SOURCE DATA:
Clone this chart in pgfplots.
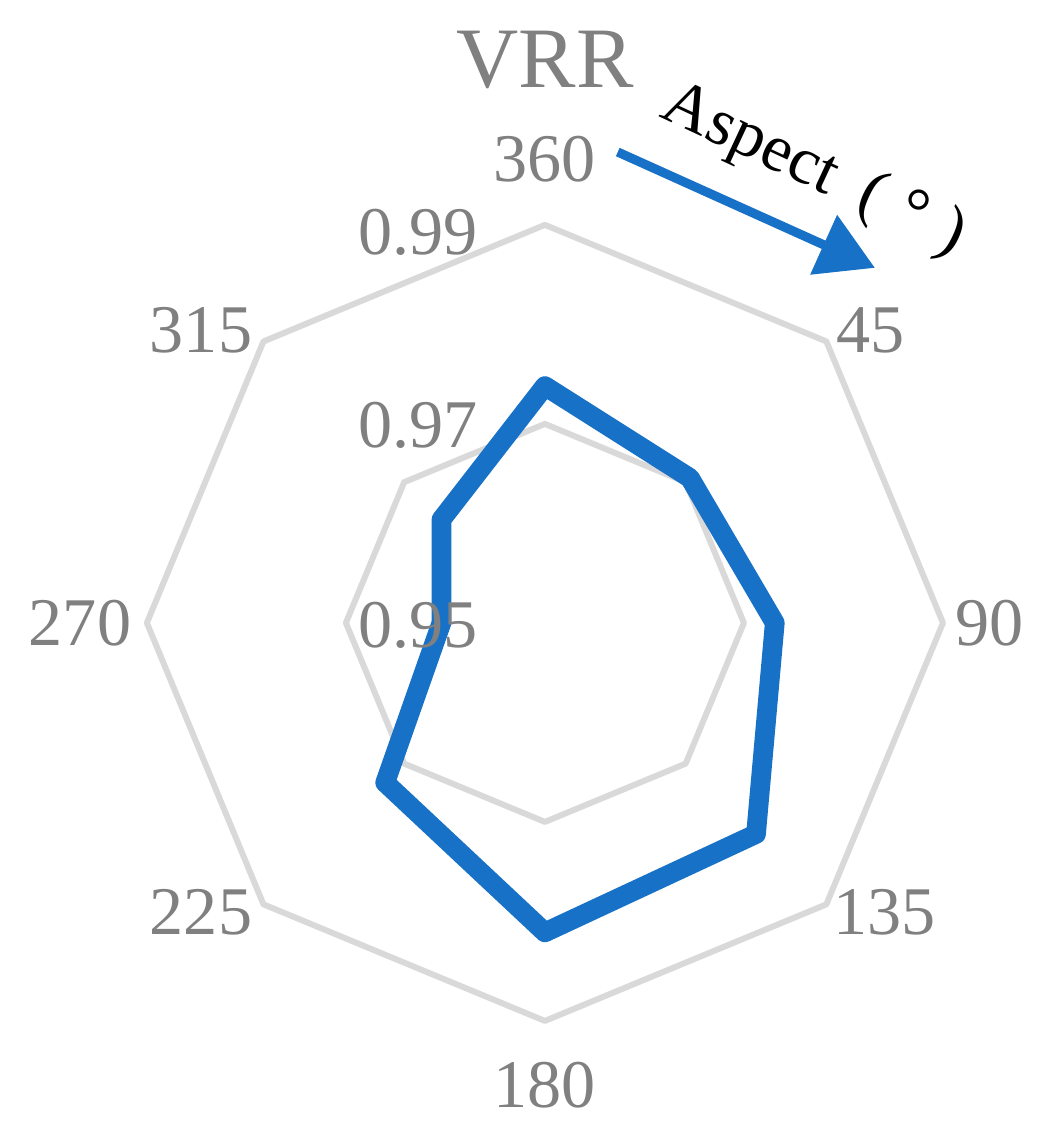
\documentclass[border=0pt]{standalone}
\usepackage{fontspec}
\setmainfont{Liberation Serif}
\usepackage{pgfplots}
\usepackage{pgfplotstable}
\pgfplotsset{compat=1.18}
\usetikzlibrary{arrows.meta}
\definecolor{vrrblue}{RGB}{23,114,199}
\definecolor{gridgray}{RGB}{217,217,217}
\definecolor{labgray}{RGB}{128,128,128}
\tikzset{lab/.style={font=\fontsize{19.4}{23}\selectfont, text=labgray, inner sep=0pt}}

% angle (deg, clockwise from top), value
\pgfplotstableread{
a v
0 0.99
45 0.99
90 0.99
135 0.99
180 0.99
225 0.99
270 0.99
315 0.99
}\gridouter
\pgfplotstableread{
a v
0 0.97
45 0.97
90 0.97
135 0.97
180 0.97
225 0.97
270 0.97
315 0.97
}\gridinner
\pgfplotstableread{
a v
0 0.9738
45 0.9706
90 0.9731
135 0.9800
180 0.9811
225 0.9727
270 0.9604
315 0.9647
}\vrrdata

\begin{document}
\begin{tikzpicture}
\begin{axis}[
    width=10.54cm, height=11.30cm, scale only axis,
    xmin=-1.369, xmax=1.279, ymin=-1.274, ymax=1.565,
    hide axis, clip=false,
]
\path (rel axis cs:0,0) rectangle (rel axis cs:1,1);

\addplot[gridgray, line width=1.7pt, line join=round, no marks]
  table[x expr={(\thisrow{v}-0.95)/0.04*sin(\thisrow{a})},
        y expr={(\thisrow{v}-0.95)/0.04*cos(\thisrow{a})}] {\gridouter} -- cycle;
\addplot[gridgray, line width=1.7pt, line join=round, no marks]
  table[x expr={(\thisrow{v}-0.95)/0.04*sin(\thisrow{a})},
        y expr={(\thisrow{v}-0.95)/0.04*cos(\thisrow{a})}] {\gridinner} -- cycle;

\addplot[vrrblue, line width=5.6pt, line join=round, no marks]
  table[x expr={(\thisrow{v}-0.95)/0.04*sin(\thisrow{a})},
        y expr={(\thisrow{v}-0.95)/0.04*cos(\thisrow{a})}] {\vrrdata} -- cycle;

% value labels
\node[lab] at (axis cs:-0.319,0.982) {0.99};
\node[lab] at (axis cs:-0.319,0.497) {0.97};
\node[lab] at (axis cs:-0.319,-0.005) {0.95};

% angle labels
\node[lab] at (axis cs:0,1.166) {360};
\node[lab] at (axis cs:0.817,0.736) {45};
\node[lab] at (axis cs:1.118,0) {90};
\node[lab] at (axis cs:0.854,-0.726) {135};
\node[lab] at (axis cs:0,-1.161) {180};
\node[lab] at (axis cs:-0.864,-0.726) {225};
\node[lab] at (axis cs:-1.168,0) {270};
\node[lab] at (axis cs:-0.864,0.736) {315};

\node[lab, font=\fontsize{24.5}{29}\selectfont] at (axis cs:0,1.415) {VRR};

\draw[vrrblue, line width=2.6pt, -{Triangle[length=16pt,width=18pt]}]
  (axis cs:0.183,1.183) -- (axis cs:0.829,0.892);
\node[text=black, rotate=-25, inner sep=0pt, font=\fontsize{19}{22}\selectfont]
  at (axis cs:0.675,1.135) {Aspect\hspace{0.45em}(\hspace{0.3em}°\hspace{0.3em})};
\end{axis}
\end{tikzpicture}
\end{document}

PROBLEM STATEMENT: Copy exactly the lines running from the beginning of the listing through the line that has "at (axis cs:-0.319,-0.005)". Drop the pictures.

RESULT OF THIS TASK:
Clone this chart in pgfplots.
\documentclass[border=0pt]{standalone}
\usepackage{fontspec}
\setmainfont{Liberation Serif}
\usepackage{pgfplots}
\usepackage{pgfplotstable}
\pgfplotsset{compat=1.18}
\usetikzlibrary{arrows.meta}
\definecolor{vrrblue}{RGB}{23,114,199}
\definecolor{gridgray}{RGB}{217,217,217}
\definecolor{labgray}{RGB}{128,128,128}
\tikzset{lab/.style={font=\fontsize{19.4}{23}\selectfont, text=labgray, inner sep=0pt}}

% angle (deg, clockwise from top), value
\pgfplotstableread{
a v
0 0.99
45 0.99
90 0.99
135 0.99
180 0.99
225 0.99
270 0.99
315 0.99
}\gridouter
\pgfplotstableread{
a v
0 0.97
45 0.97
90 0.97
135 0.97
180 0.97
225 0.97
270 0.97
315 0.97
}\gridinner
\pgfplotstableread{
a v
0 0.9738
45 0.9706
90 0.9731
135 0.9800
180 0.9811
225 0.9727
270 0.9604
315 0.9647
}\vrrdata

\begin{document}
\begin{tikzpicture}
\begin{axis}[
    width=10.54cm, height=11.30cm, scale only axis,
    xmin=-1.369, xmax=1.279, ymin=-1.274, ymax=1.565,
    hide axis, clip=false,
]
\path (rel axis cs:0,0) rectangle (rel axis cs:1,1);

\addplot[gridgray, line width=1.7pt, line join=round, no marks]
  table[x expr={(\thisrow{v}-0.95)/0.04*sin(\thisrow{a})},
        y expr={(\thisrow{v}-0.95)/0.04*cos(\thisrow{a})}] {\gridouter} -- cycle;
\addplot[gridgray, line width=1.7pt, line join=round, no marks]
  table[x expr={(\thisrow{v}-0.95)/0.04*sin(\thisrow{a})},
        y expr={(\thisrow{v}-0.95)/0.04*cos(\thisrow{a})}] {\gridinner} -- cycle;

\addplot[vrrblue, line width=5.6pt, line join=round, no marks]
  table[x expr={(\thisrow{v}-0.95)/0.04*sin(\thisrow{a})},
        y expr={(\thisrow{v}-0.95)/0.04*cos(\thisrow{a})}] {\vrrdata} -- cycle;

% value labels
\node[lab] at (axis cs:-0.319,0.982) {0.99};
\node[lab] at (axis cs:-0.319,0.497) {0.97};
\node[lab] at (axis cs:-0.319,-0.005) {0.95};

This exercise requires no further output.